Há algum tempo apresentei, nesse espaço, resultados do estudo realizado pela Fundação Maria Cecília Souto Veiga que estimou os impactos da Covid-19 no aprendizado e bem-estar das crianças. O estudo indicava que as crianças em idade pré-escolar, em 2020, residentes no município do Rio de Janeiro, aprenderam cerca de 66% em linguagem e 64% em matemática comparativamente àquelas de 2019. Estratificando por classe social, esses resultados tornaram-se ainda mais díspares: 49% para as classes mais baixas ante 75% para as mais altas. 

Há forte relação entre pobreza, baixa escolaridade, trabalho infantil e trabalho escravo; em sua maioria, pessoas resgatadas de trabalho análogo à escravidão começaram suas atividades laborais ainda na infância. Acontece, na mais tenra idade e até mesmo nos ambientes domésticos, a banalização da exploração e da expropriação das condições dignas de vida e assim dá-se continuidade à perpetuação da pobreza – como dito anteriormente, é o ciclo autoalimentado da pobreza. 

“Pureza”, filme nacional lançado no cinema, em maio de 2022, conta história real de uma mãe que sai em busca de seu filho nas fazendas do interior do norte/nordeste do Brasil e depara-se com trabalhadores vivendo em situações análogas à escravidão. Pureza enfrentou desafios que talvez somente uma mãe fosse capaz e lutou sem desistir pelo resgate do seu filho. 

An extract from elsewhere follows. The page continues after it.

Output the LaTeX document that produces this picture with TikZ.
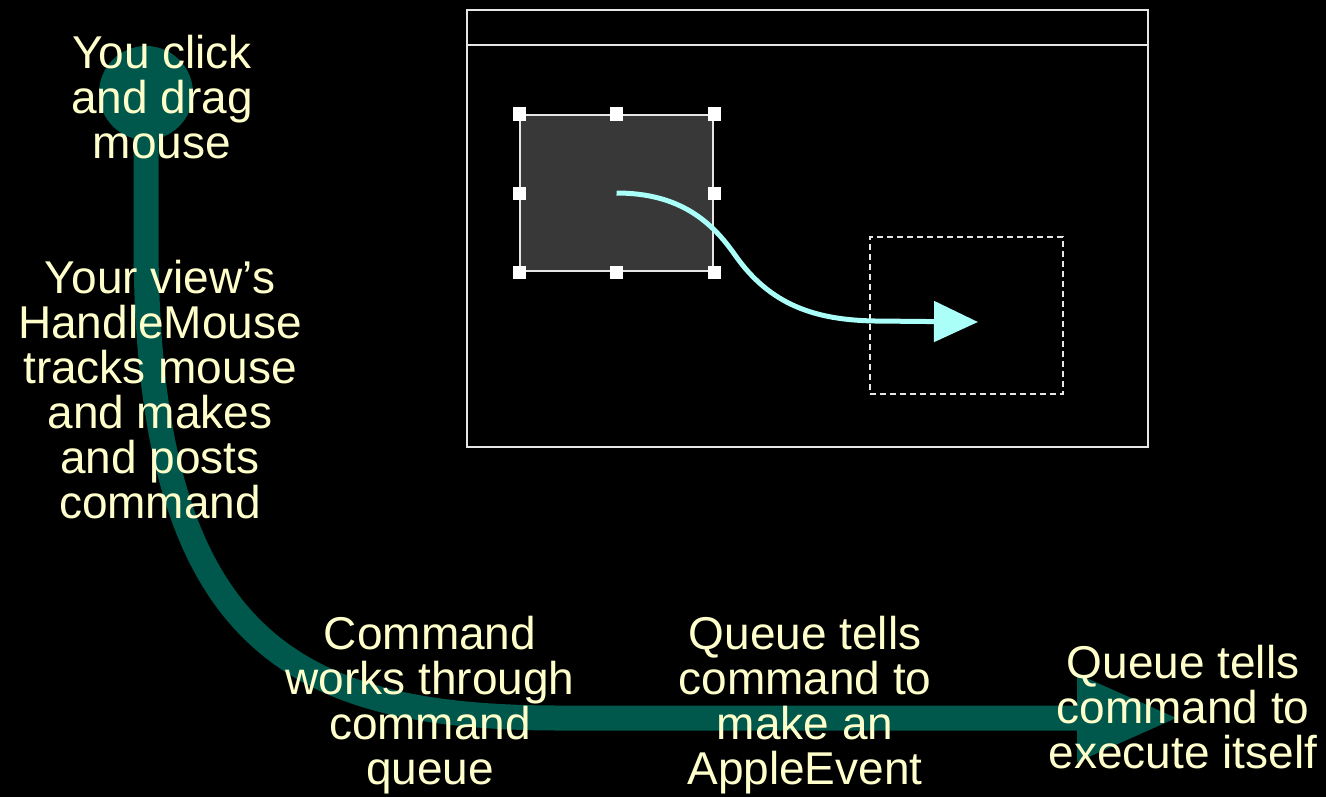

Na mesma época da filmagem de Pureza, em 2019, OIT e Ministério Público do Trabalho lançaram, na plataforma Youtube, o documentário “Precisão”. A origem do nome vem da exposição de motivos que muitos de seus protagonistas, ex-trabalhadores resgatados de situação análoga à escravidão, alegavam para se submeterem a situações indignas de vida, resumidos em uma única palavra. Enquanto Precisão é um retrato de injustiças diuturnamente combatidas por instituições e pessoas que defendem a vida humana, Pureza é inspiração por resgate e luta pela dignidade humana. 

Pureza e Precisão são exemplos documentados de que a busca pela dignidade para todos só é possível mediante os enfrentamentos e desmontes das graves e crônicas condições sociais daqueles que vivem em situações de extrema pobreza. Refiro-me, hoje, a cerca de 44 milhões de brasileiros e brasileiras ou 55% das pessoas inscritas no CadÚnico e que vivem nessa condição, segundo dados disponíveis no site do Ministério da Cidadania relativos a abril de 2022. Refiro-me a 20% da população brasileira que agora dorme nas ruas, revira os lixos para comer comida estragada, ocupa os sinais de trânsito e não escapa mais aos olhos de nenhuma bolha social.